===== RECORDED DATA

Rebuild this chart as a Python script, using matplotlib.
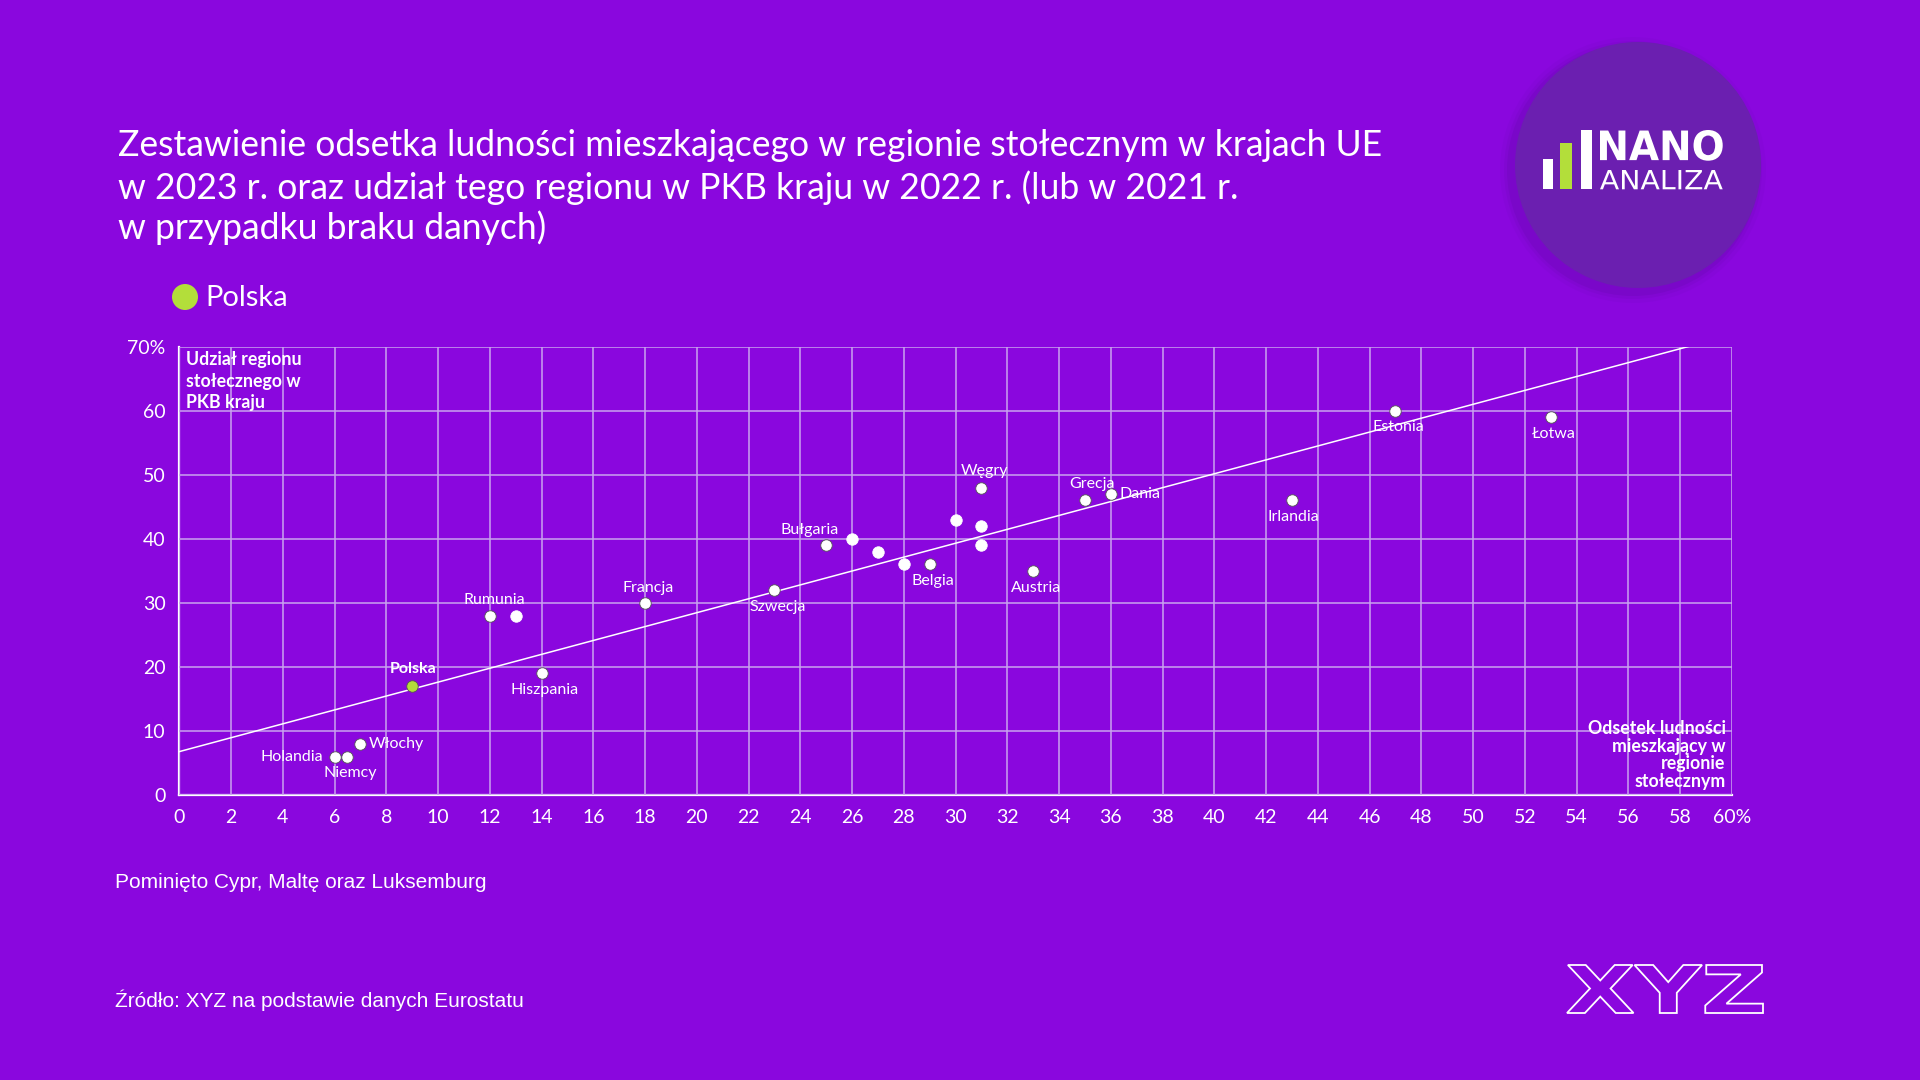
import numpy as np
import matplotlib
matplotlib.use("Agg")
import matplotlib.pyplot as plt
from matplotlib.patches import Circle, Rectangle, PathPatch
from matplotlib.textpath import TextPath
from matplotlib.font_manager import FontProperties
from matplotlib.transforms import Affine2D

# ---------------- data ----------------
countries = ["Holandia", "Niemcy", "Włochy", "Polska", "Hiszpania", "Rumunia", "",
             "Francja", "Szwecja", "Bułgaria", "", "", "", "Belgia", "", "Węgry",
             "", "", "Austria", "Grecja", "Dania", "Irlandia", "Estonia", "Łotwa"]
pop_share = [6, 6.5, 7, 9, 14, 12, 13, 18, 23, 25, 26, 27, 28, 29, 30, 31,
             31, 31, 33, 35, 36, 43, 47, 53]
gdp_share = [6, 6, 8, 17, 19, 28, 28, 30, 32, 39, 40, 38, 36, 36, 43, 48,
             42, 39, 35, 46, 47, 46, 60, 59]
# label placement: (dx, dy in points, ha, va)
label_pos = {
    "Holandia": (-8, 0, "right", "center"),
    "Niemcy": (2, -12, "center", "center"),
    "Włochy": (6, 0, "left", "center"),
    "Polska": (1, 12, "center", "center"),
    "Hiszpania": (2, -12, "center", "center"),
    "Rumunia": (3, 11, "center", "center"),
    "Francja": (2, 11, "center", "center"),
    "Szwecja": (2, -12, "center", "center"),
    "Bułgaria": (-12, 11, "center", "center"),
    "Belgia": (2, -12, "center", "center"),
    "Węgry": (2, 12, "center", "center"),
    "Austria": (2, -12, "center", "center"),
    "Grecja": (5, 12, "center", "center"),
    "Dania": (6, 0, "left", "center"),
    "Irlandia": (1, -12, "center", "center"),
    "Estonia": (2, -12, "center", "center"),
    "Łotwa": (2, -12, "center", "center"),
}
x_ticks = list(range(0, 61, 2))
y_ticks = list(range(0, 71, 10))
x_ticklabels = [str(v) for v in x_ticks[:-1]] + ["60%"]
y_ticklabels = [str(v) for v in y_ticks[:-1]] + ["70%"]

title_lines = [
    "Zestawienie odsetka ludności mieszkającego w regionie stołecznym w krajach UE",
    "w 2023 r. oraz udział tego regionu w PKB kraju w 2022 r. (lub w 2021 r.",
    "w przypadku braku danych)",
]

BG = "#8a07de"
GREEN = "#b3de3a"
FONT = "Lato"

plt.rcParams["font.family"] = [FONT, "DejaVu Sans"]

fig = plt.figure(figsize=(19.2, 10.8), dpi=100)
fig.patch.set_facecolor(BG)

W, H = 1920, 1080
def fx(px): return px / W
def fy(py): return 1 - py / H

ax = fig.add_axes([fx(179.3), fy(795), fx(1731.8) - fx(179.3), fy(346.7) - fy(795)])
ax.set_facecolor(BG)
ax.set_xlim(0, 60)
ax.set_ylim(0, 70)
ax.set_xticks(x_ticks)
ax.set_yticks(y_ticks)
ax.set_xticklabels(x_ticklabels)
ax.set_yticklabels(y_ticklabels)
ax.tick_params(length=0, colors="white", labelsize=14, pad=10)
ax.tick_params(axis="y", pad=10)
ax.grid(True, color="#c9a3ee", linewidth=1.1, zorder=0)
for s in ["top", "right"]:
    ax.spines[s].set_visible(False)
for s in ["left", "bottom"]:
    ax.spines[s].set_color("white")
    ax.spines[s].set_linewidth(1.6)
    ax.spines[s].set_zorder(1)

# trend line (OLS fit)
xs = np.array(pop_share, dtype=float)
ys = np.array(gdp_share, dtype=float)
slope, icpt = np.polyfit(xs, ys, 1)
xl = np.array([0, 60.0])
ax.plot(xl, icpt + slope * xl, color="white", linewidth=1.1, zorder=2, clip_on=True)

for name, x, y in zip(countries, pop_share, gdp_share):
    if name == "Polska":
        fc, ec = GREEN, "#555555"
    elif name:
        fc, ec = "white", "#555555"
    else:
        fc, ec = "white", "white"
    ax.scatter([x], [y], s=68, facecolor=fc, edgecolor=ec, linewidth=0.6, zorder=4)
    if name:
        dx, dy, ha, va = label_pos[name]
        ax.annotate(name, (x, y), xytext=(dx, dy), textcoords="offset points",
                    ha=ha, va=va, color="white", fontsize=11.5,
                    fontweight="bold" if name == "Polska" else "normal", zorder=5)

ax.text(0.004, 0.99, "Udział regionu\nstołecznego w\nPKB kraju", transform=ax.transAxes,
        ha="left", va="top", color="white", fontsize=12.8, fontweight="bold",
        linespacing=1.33, zorder=6)
ax.text(0.996, 0.012, "Odsetek ludności\nmieszkający w\nregionie\nstołecznym", transform=ax.transAxes,
        ha="right", va="bottom", color="white", fontsize=12.8, fontweight="bold",
        linespacing=1.03, zorder=6)

# title
for i, (line, base) in enumerate(zip(title_lines, [156, 199, 239])):
    fig.text(fx(118), fy(base), line, ha="left", va="baseline", color="white",
             fontsize=25.6)

# footnotes
fig.text(fx(115), fy(882), "Pominięto Cypr, Maltę oraz Luksemburg", ha="left", va="center",
         color="white", fontsize=15, family="Liberation Sans")
fig.text(fx(115), fy(1000), "Źródło: XYZ na podstawie danych Eurostatu", ha="left", va="center",
         color="white", fontsize=15, family="Liberation Sans")

# overlay axes in pixel coordinates
lax = fig.add_axes([0, 0, 1, 1], zorder=10)
lax.set_xlim(0, W)
lax.set_ylim(H, 0)
lax.axis("off")

# legend
lax.add_patch(Circle((185, 297), 13, facecolor=GREEN, edgecolor="none"))
lax.text(205, 298, "Polska", ha="left", va="center", color="white", fontsize=21)

# NANO ANALIZA logo
for r, a in [(133, 0.05), (129, 0.08), (126, 0.12)]:
    lax.add_patch(Circle((1633, 170), r, facecolor="#4a0a8a", alpha=a, edgecolor="none"))
lax.add_patch(Circle((1638, 165), 123, facecolor="#6b1fb0", edgecolor="none"))
lax.add_patch(Rectangle((1542.7, 159.3), 10.6, 30, facecolor="white", edgecolor="none"))
lax.add_patch(Rectangle((1560.3, 143.3), 11.4, 46, facecolor=GREEN, edgecolor="none"))
lax.add_patch(Rectangle((1580.7, 130), 11.6, 59.3, facecolor="white", edgecolor="none"))

def fit_text(txt, x0, y0, x1, y1, weight, face="white", edge="none", lw=0):
    fp = FontProperties(family="DejaVu Sans", weight=weight)
    tp = TextPath((0, 0), txt, size=100, prop=fp)
    bb = tp.get_extents()
    sx = (x1 - x0) / bb.width
    sy = (y1 - y0) / bb.height
    tr = Affine2D().translate(-bb.x0, -bb.y0).scale(sx, -sy).translate(x0, y1)
    p = tr.transform_path(tp)
    lax.add_patch(PathPatch(p, facecolor=face, edgecolor=edge, linewidth=lw))

fit_text("NANO", 1600, 130, 1722.7, 160.7, "heavy")
fit_text("ANALIZA", 1600, 170, 1722.7, 189.3, "normal")

# XYZ logo
fit_text("XYZ", 1567, 965, 1763, 1013, "bold", face=BG, edge="white", lw=1.3)

fig.savefig("out.png", dpi=100, facecolor=BG)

==========

▶ STATED PROBLEM
Write out an exact copy of the listing, first line through the line containing "from matplotlib.transforms import Affine2D", with the pictures left out.

▶ SOLUTION FOR THIS TASK
Rebuild this chart as a Python script, using matplotlib.
import numpy as np
import matplotlib
matplotlib.use("Agg")
import matplotlib.pyplot as plt
from matplotlib.patches import Circle, Rectangle, PathPatch
from matplotlib.textpath import TextPath
from matplotlib.font_manager import FontProperties
from matplotlib.transforms import Affine2D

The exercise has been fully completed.